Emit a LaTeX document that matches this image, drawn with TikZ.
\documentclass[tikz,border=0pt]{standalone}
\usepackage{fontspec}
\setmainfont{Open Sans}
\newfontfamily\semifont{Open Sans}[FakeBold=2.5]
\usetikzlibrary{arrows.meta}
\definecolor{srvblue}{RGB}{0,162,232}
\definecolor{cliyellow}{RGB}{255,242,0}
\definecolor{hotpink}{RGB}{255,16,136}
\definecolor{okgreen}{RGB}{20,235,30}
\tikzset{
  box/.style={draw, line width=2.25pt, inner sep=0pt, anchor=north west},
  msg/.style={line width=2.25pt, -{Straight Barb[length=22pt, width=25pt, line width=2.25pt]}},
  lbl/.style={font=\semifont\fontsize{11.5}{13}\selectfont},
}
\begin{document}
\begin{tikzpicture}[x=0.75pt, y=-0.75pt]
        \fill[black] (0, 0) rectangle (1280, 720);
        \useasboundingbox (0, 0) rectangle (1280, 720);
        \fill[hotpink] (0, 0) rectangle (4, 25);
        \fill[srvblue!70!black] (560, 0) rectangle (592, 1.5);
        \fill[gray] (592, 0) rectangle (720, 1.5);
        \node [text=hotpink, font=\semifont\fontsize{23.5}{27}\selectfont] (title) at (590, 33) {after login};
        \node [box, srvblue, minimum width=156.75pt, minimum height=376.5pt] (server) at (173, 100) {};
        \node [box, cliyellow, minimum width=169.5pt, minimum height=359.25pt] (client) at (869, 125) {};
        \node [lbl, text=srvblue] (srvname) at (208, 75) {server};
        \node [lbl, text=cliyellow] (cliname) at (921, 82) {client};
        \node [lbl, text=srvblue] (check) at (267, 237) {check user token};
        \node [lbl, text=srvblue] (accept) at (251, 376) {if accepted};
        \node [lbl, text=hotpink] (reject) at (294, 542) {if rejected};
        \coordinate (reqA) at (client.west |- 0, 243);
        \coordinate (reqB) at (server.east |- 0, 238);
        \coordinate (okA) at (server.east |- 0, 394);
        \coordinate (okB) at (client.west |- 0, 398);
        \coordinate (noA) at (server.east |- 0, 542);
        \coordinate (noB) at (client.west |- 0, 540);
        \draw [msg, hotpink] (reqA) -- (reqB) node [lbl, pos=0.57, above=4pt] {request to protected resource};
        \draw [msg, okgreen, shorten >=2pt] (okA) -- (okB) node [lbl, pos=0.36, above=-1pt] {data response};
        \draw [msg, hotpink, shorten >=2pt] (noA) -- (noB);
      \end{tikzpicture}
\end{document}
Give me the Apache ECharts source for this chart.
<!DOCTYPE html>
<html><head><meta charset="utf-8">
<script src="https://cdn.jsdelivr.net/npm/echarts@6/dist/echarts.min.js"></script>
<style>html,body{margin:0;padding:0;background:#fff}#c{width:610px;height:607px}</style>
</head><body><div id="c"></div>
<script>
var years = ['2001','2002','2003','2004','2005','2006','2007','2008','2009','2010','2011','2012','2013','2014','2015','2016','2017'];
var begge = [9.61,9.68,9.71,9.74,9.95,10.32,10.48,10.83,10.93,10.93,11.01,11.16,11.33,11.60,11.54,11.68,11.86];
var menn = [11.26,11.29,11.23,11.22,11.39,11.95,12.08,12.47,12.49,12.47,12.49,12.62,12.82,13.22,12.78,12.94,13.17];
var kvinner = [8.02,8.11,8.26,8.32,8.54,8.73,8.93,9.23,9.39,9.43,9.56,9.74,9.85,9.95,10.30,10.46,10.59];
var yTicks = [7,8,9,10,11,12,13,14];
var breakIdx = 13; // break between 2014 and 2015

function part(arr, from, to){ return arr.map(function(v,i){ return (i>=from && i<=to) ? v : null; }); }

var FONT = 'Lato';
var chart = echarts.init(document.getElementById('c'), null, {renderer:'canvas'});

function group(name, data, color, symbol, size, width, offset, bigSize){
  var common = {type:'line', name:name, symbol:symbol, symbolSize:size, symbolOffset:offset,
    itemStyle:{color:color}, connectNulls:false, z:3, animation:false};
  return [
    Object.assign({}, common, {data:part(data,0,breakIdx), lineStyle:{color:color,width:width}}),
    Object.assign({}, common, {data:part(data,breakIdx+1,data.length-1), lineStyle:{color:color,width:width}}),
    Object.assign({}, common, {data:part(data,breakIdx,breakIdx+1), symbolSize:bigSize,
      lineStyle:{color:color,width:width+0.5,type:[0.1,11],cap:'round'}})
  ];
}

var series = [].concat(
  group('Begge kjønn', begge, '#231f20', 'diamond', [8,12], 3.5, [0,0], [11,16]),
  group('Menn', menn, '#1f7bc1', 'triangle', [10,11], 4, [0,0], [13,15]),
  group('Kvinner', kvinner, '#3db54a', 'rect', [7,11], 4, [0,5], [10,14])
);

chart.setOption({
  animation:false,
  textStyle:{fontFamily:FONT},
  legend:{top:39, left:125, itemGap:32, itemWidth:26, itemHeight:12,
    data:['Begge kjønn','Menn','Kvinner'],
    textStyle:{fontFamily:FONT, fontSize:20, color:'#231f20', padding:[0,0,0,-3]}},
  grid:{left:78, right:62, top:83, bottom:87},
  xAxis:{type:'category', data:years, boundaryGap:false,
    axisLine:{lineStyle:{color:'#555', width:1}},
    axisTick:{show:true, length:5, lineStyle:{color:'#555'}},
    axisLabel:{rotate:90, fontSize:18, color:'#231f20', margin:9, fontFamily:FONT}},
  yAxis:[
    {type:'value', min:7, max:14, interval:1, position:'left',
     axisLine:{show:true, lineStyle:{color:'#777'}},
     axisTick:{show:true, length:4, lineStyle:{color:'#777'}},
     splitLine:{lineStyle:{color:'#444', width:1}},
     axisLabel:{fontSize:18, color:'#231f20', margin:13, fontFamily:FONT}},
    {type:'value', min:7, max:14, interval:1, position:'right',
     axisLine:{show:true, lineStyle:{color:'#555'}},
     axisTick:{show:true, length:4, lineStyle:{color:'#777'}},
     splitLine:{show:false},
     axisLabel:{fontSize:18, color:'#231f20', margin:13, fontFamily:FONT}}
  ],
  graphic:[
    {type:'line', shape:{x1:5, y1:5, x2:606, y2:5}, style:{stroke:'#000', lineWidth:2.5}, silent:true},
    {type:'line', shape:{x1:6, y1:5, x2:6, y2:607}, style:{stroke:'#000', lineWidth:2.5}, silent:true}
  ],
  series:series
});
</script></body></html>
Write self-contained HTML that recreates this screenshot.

Written request:
Transcribe every entry verbatim.

Answer:
Emit a LaTeX document that matches this image, drawn with TikZ.
\documentclass[tikz,border=0pt]{standalone}
\usepackage{fontspec}
\setmainfont{Open Sans}
\newfontfamily\semifont{Open Sans}[FakeBold=2.5]
\usetikzlibrary{arrows.meta}
\definecolor{srvblue}{RGB}{0,162,232}
\definecolor{cliyellow}{RGB}{255,242,0}
\definecolor{hotpink}{RGB}{255,16,136}
\definecolor{okgreen}{RGB}{20,235,30}
\tikzset{
  box/.style={draw, line width=2.25pt, inner sep=0pt, anchor=north west},
  msg/.style={line width=2.25pt, -{Straight Barb[length=22pt, width=25pt, line width=2.25pt]}},
  lbl/.style={font=\semifont\fontsize{11.5}{13}\selectfont},
}
\begin{document}
\begin{tikzpicture}[x=0.75pt, y=-0.75pt]
        \fill[black] (0, 0) rectangle (1280, 720);
        \useasboundingbox (0, 0) rectangle (1280, 720);
        \fill[hotpink] (0, 0) rectangle (4, 25);
        \fill[srvblue!70!black] (560, 0) rectangle (592, 1.5);
        \fill[gray] (592, 0) rectangle (720, 1.5);
        \node [text=hotpink, font=\semifont\fontsize{23.5}{27}\selectfont] (title) at (590, 33) {after login};
        \node [box, srvblue, minimum width=156.75pt, minimum height=376.5pt] (server) at (173, 100) {};
        \node [box, cliyellow, minimum width=169.5pt, minimum height=359.25pt] (client) at (869, 125) {};
        \node [lbl, text=srvblue] (srvname) at (208, 75) {server};
        \node [lbl, text=cliyellow] (cliname) at (921, 82) {client};
        \node [lbl, text=srvblue] (check) at (267, 237) {check user token};
        \node [lbl, text=srvblue] (accept) at (251, 376) {if accepted};
        \node [lbl, text=hotpink] (reject) at (294, 542) {if rejected};
        \coordinate (reqA) at (client.west |- 0, 243);
        \coordinate (reqB) at (server.east |- 0, 238);
        \coordinate (okA) at (server.east |- 0, 394);
        \coordinate (okB) at (client.west |- 0, 398);
        \coordinate (noA) at (server.east |- 0, 542);
        \coordinate (noB) at (client.west |- 0, 540);
        \draw [msg, hotpink] (reqA) -- (reqB) node [lbl, pos=0.57, above=4pt] {request to protected resource};
        \draw [msg, okgreen, shorten >=2pt] (okA) -- (okB) node [lbl, pos=0.36, above=-1pt] {data response};
        \draw [msg, hotpink, shorten >=2pt] (noA) -- (noB);
      \end{tikzpicture}
\end{document}
Give me the Apache ECharts source for this chart.
<!DOCTYPE html>
<html><head><meta charset="utf-8">
<script src="https://cdn.jsdelivr.net/npm/echarts@6/dist/echarts.min.js"></script>
<style>html,body{margin:0;padding:0;background:#fff}#c{width:610px;height:607px}</style>
</head><body><div id="c"></div>
<script>
var years = ['2001','2002','2003','2004','2005','2006','2007','2008','2009','2010','2011','2012','2013','2014','2015','2016','2017'];
var begge = [9.61,9.68,9.71,9.74,9.95,10.32,10.48,10.83,10.93,10.93,11.01,11.16,11.33,11.60,11.54,11.68,11.86];
var menn = [11.26,11.29,11.23,11.22,11.39,11.95,12.08,12.47,12.49,12.47,12.49,12.62,12.82,13.22,12.78,12.94,13.17];
var kvinner = [8.02,8.11,8.26,8.32,8.54,8.73,8.93,9.23,9.39,9.43,9.56,9.74,9.85,9.95,10.30,10.46,10.59];
var yTicks = [7,8,9,10,11,12,13,14];
var breakIdx = 13; // break between 2014 and 2015

function part(arr, from, to){ return arr.map(function(v,i){ return (i>=from && i<=to) ? v : null; }); }

var FONT = 'Lato';
var chart = echarts.init(document.getElementById('c'), null, {renderer:'canvas'});

function group(name, data, color, symbol, size, width, offset, bigSize){
  var common = {type:'line', name:name, symbol:symbol, symbolSize:size, symbolOffset:offset,
    itemStyle:{color:color}, connectNulls:false, z:3, animation:false};
  return [
    Object.assign({}, common, {data:part(data,0,breakIdx), lineStyle:{color:color,width:width}}),
    Object.assign({}, common, {data:part(data,breakIdx+1,data.length-1), lineStyle:{color:color,width:width}}),
    Object.assign({}, common, {data:part(data,breakIdx,breakIdx+1), symbolSize:bigSize,
      lineStyle:{color:color,width:width+0.5,type:[0.1,11],cap:'round'}})
  ];
}

var series = [].concat(
  group('Begge kjønn', begge, '#231f20', 'diamond', [8,12], 3.5, [0,0], [11,16]),
  group('Menn', menn, '#1f7bc1', 'triangle', [10,11], 4, [0,0], [13,15]),
  group('Kvinner', kvinner, '#3db54a', 'rect', [7,11], 4, [0,5], [10,14])
);

chart.setOption({
  animation:false,
  textStyle:{fontFamily:FONT},
  legend:{top:39, left:125, itemGap:32, itemWidth:26, itemHeight:12,
    data:['Begge kjønn','Menn','Kvinner'],
    textStyle:{fontFamily:FONT, fontSize:20, color:'#231f20', padding:[0,0,0,-3]}},
  grid:{left:78, right:62, top:83, bottom:87},
  xAxis:{type:'category', data:years, boundaryGap:false,
    axisLine:{lineStyle:{color:'#555', width:1}},
    axisTick:{show:true, length:5, lineStyle:{color:'#555'}},
    axisLabel:{rotate:90, fontSize:18, color:'#231f20', margin:9, fontFamily:FONT}},
  yAxis:[
    {type:'value', min:7, max:14, interval:1, position:'left',
     axisLine:{show:true, lineStyle:{color:'#777'}},
     axisTick:{show:true, length:4, lineStyle:{color:'#777'}},
     splitLine:{lineStyle:{color:'#444', width:1}},
     axisLabel:{fontSize:18, color:'#231f20', margin:13, fontFamily:FONT}},
    {type:'value', min:7, max:14, interval:1, position:'right',
     axisLine:{show:true, lineStyle:{color:'#555'}},
     axisTick:{show:true, length:4, lineStyle:{color:'#777'}},
     splitLine:{show:false},
     axisLabel:{fontSize:18, color:'#231f20', margin:13, fontFamily:FONT}}
  ],
  graphic:[
    {type:'line', shape:{x1:5, y1:5, x2:606, y2:5}, style:{stroke:'#000', lineWidth:2.5}, silent:true},
    {type:'line', shape:{x1:6, y1:5, x2:6, y2:607}, style:{stroke:'#000', lineWidth:2.5}, silent:true}
  ],
  series:series
});
</script></body></html>
Write self-contained HTML that recreates this screenshot.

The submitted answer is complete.